Assessment of the impact of the fumigant dimethyl disulfide on the dynamics of major fungal plant pathogens in greenhouse soils

Abstract

Soil fumigants constitute a major tool for the control of soil borne fungal plant pathogens in protected crops. Dimethyl disulfide (DMDS) is a novel soil fumigant used either alone or in combination with other fumigants for the control of soil borne pests and diseases.

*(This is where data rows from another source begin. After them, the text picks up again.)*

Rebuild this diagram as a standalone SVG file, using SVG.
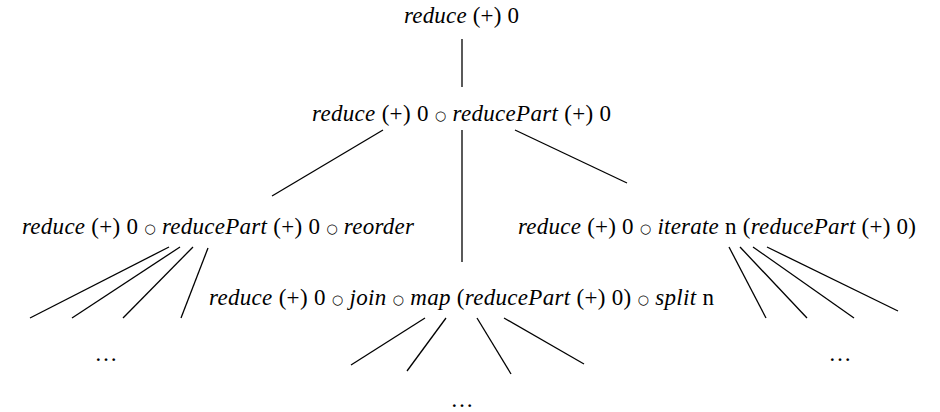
<svg xmlns="http://www.w3.org/2000/svg" width="940" height="412" viewBox="0 0 940 412">
  <style>
    .t { font-family: "Liberation Serif", "DejaVu Serif", serif; font-size: 23px; fill: #000; }
    .i { font-style: italic; }
    .o { font-family: "DejaVu Sans", sans-serif; font-size: 13px; baseline-shift: 1.5px; }
    .edge { stroke: #000; stroke-width: 1.3; fill: none; }
  </style>
  <rect width="940" height="412" fill="#fff"/>

  <g id="edges">
    <line class="edge" x1="462" y1="39" x2="462" y2="87"/>
    <line class="edge" x1="383" y1="130" x2="272" y2="196"/>
    <line class="edge" x1="462" y1="130" x2="462" y2="262"/>
    <line class="edge" x1="515" y1="130" x2="627" y2="183"/>
    <!-- left subtree -->
    <line class="edge" x1="169" y1="247" x2="30" y2="318"/>
    <line class="edge" x1="180" y1="247" x2="72" y2="318"/>
    <line class="edge" x1="193" y1="247" x2="123" y2="318"/>
    <line class="edge" x1="208" y1="248" x2="181" y2="318"/>
    <!-- right subtree -->
    <line class="edge" x1="729" y1="247" x2="766" y2="318"/>
    <line class="edge" x1="740" y1="247" x2="807" y2="318"/>
    <line class="edge" x1="753" y1="247" x2="854" y2="318"/>
    <line class="edge" x1="767" y1="247" x2="898" y2="311"/>
    <!-- middle subtree -->
    <line class="edge" x1="425" y1="318" x2="351" y2="365"/>
    <line class="edge" x1="446" y1="318" x2="407" y2="371"/>
    <line class="edge" x1="477" y1="318" x2="511" y2="374"/>
    <line class="edge" x1="504" y1="318" x2="584" y2="364"/>
  </g>

  <g id="n0">
    <text class="t" x="404" y="23" textLength="115"><tspan class="i">reduce</tspan> (+) 0</text>
  </g>
  <g id="n1">
    <text class="t" x="312" y="121" textLength="299"><tspan class="i">reduce</tspan> (+) 0 <tspan class="o">○</tspan> <tspan class="i">reducePart</tspan> (+) 0</text>
  </g>
  <g id="n2">
    <text class="t" x="22" y="234" textLength="392"><tspan class="i">reduce</tspan> (+) 0 <tspan class="o">○</tspan> <tspan class="i">reducePart</tspan> (+) 0 <tspan class="o">○</tspan> <tspan class="i">reorder</tspan></text>
  </g>
  <g id="n3">
    <text class="t" x="209" y="305" textLength="505"><tspan class="i">reduce</tspan> (+) 0 <tspan class="o">○</tspan> <tspan class="i">join</tspan> <tspan class="o">○</tspan> <tspan class="i">map</tspan> (<tspan class="i">reducePart</tspan> (+) 0) <tspan class="o">○</tspan> <tspan class="i">split</tspan> n</text>
  </g>
  <g id="n4">
    <text class="t" x="518" y="234" textLength="398"><tspan class="i">reduce</tspan> (+) 0 <tspan class="o">○</tspan> <tspan class="i">iterate</tspan> n (<tspan class="i">reducePart</tspan> (+) 0)</text>
  </g>
  <g id="d1">
    <text class="t" x="106" y="361" text-anchor="middle">…</text>
  </g>
  <g id="d2">
    <text class="t" x="462" y="407" text-anchor="middle">…</text>
  </g>
  <g id="d3">
    <text class="t" x="840" y="361" text-anchor="middle">…</text>
  </g>
</svg>
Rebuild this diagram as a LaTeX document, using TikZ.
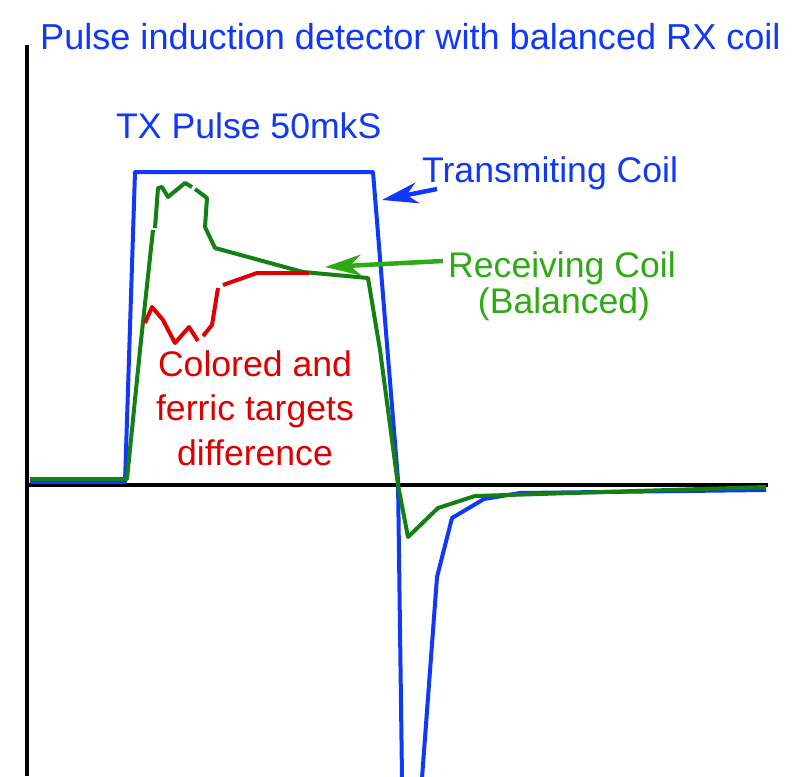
\documentclass[tikz,border=0pt]{standalone}
\usepackage{fontspec}
\setmainfont{Liberation Sans}
\usetikzlibrary{arrows.meta}
\definecolor{txblue}{RGB}{16,56,250}
\definecolor{rxgreen}{RGB}{18,128,18}
\definecolor{lblgreen}{RGB}{45,170,20}
\definecolor{diffred}{RGB}{222,0,0}

\begin{document}
\begin{tikzpicture}[x=1pt,y=-1pt,
    txline/.style={draw=txblue,line width=4pt,line join=round},
    rxline/.style={draw=rxgreen,line width=4pt,line join=round},
    diffline/.style={draw=diffred,line width=4pt,line join=round},
    lbl/.style={inner sep=0pt,font=\fontsize{35.6}{44.5}\selectfont},
    pointer/.style={line width=4.5pt,-{Stealth[length=36pt,width=21pt,inset=11pt]}}]
	\useasboundingbox (0,0) rectangle (800,776);
	% axes
	\draw[line width=4pt] (27,45)--(27,776);
	\draw[line width=4pt] (27,485)--(768,485);
	% labels
	\node[lbl,text=txblue,anchor=base west,font=\fontsize{36.1}{44}\selectfont] (title) at (40,49) {Pulse induction detector with balanced RX coil};
	\node[lbl,text=txblue,anchor=base west] (txpulse) at (116,138) {TX Pulse 50mkS};
	\node[lbl,text=txblue,anchor=base west] (txlabel) at (422,182) {Transmiting Coil};
	\node[lbl,text=lblgreen,anchor=base west] (rxlabel) at (448,277) {Receiving Coil};
	\node[lbl,text=lblgreen,anchor=base] (rxnote) at (564,313) {(Balanced)};
	\node[lbl,text=diffred,align=center,anchor=north] (difflabel) at (255,350) {Colored and\\ferric targets\\difference};
	% transmitting coil
	\draw[txline] (30,482)--(125,482)--(135,172)--(373,172)--(398,480)--(402,778);
	\draw[txline] (422,778)--(437,577)--(452,518)--(484,499)--(520,493)--(766,490);
	% receiving coil
	\draw[rxline] (30,479)--(127,479)--(140,350)--(153,230);
	\draw[rxline] (155,228)--(158,188)--(162,187)--(168,197)--(185,183)--(192,187);
	\draw[rxline] (195,189)--(207,198)--(205,227)--(215,248)--(303,272)--(368,278)--(380,350)--(398,485)--(408,537)--(438,508)--(475,496)--(766,487);
	% difference
	\draw[diffline] (145,323)--(152,307)--(163,320)--(175,343)--(189,327)--(198,341);
	\draw[diffline] (203,336)--(212,325)--(218,288);
	\draw[diffline] (223,285)--(257,273)--(309,273);
	% pointers
	\coordinate (txtail) at (437,189);
	\coordinate (txtip) at (382,200);
	\draw[pointer,txblue] (txtail)--(txtip);
	\coordinate (rxtail) at (443,261);
	\coordinate (rxtip) at (325,267);
	\draw[pointer,lblgreen] (rxtail)--(rxtip);
\end{tikzpicture}
\end{document}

In a commercial greenhouse for tomato production, we evaluated the impact of DMDS, comparatively to the alternative fumigant metam sodium, on the population of the dominant fungal plant pathogens in the study soil via q-PCR. Prior to soil fumigation, estimation of the fungal diversity in the studied soil via clone libraries identified Fusarium oxysporum and Rhizoctonia solani as the most abundant soil borne plant pathogens, while Cladosporium spp., known as opportunistic airborne tomato pathogens, were the most dominant fungi and based on this their dynamics upon fumigation was also studied. DMDS, at two dose rates, induced a drastic reduction in the population of F. oxysporum and R. solani, which lasted for the whole cultivation season. On the contrary, metam sodium exhibited an inhibitory effect on F. oxysporum that was alleviated at 120 d post fumigation. Both DMDS and metam sodium induced only a temporal reduction in the soil population of Cladosporium sp. which recovered by 60 days post fumigation. Our data suggest that DMDS even at the low dose rate (56.4 g m−2) could drastically reduce the population of the major soil borne tomato pathogens F. oxysporum and R. solani. Establishment of population thresholds as determined by q-PCR could represent a valuable tool for the estimation of the risk for disease severity and crop yield losses. © 2016, Koninklijke Nederlandse Planteziektenkundige Vereniging.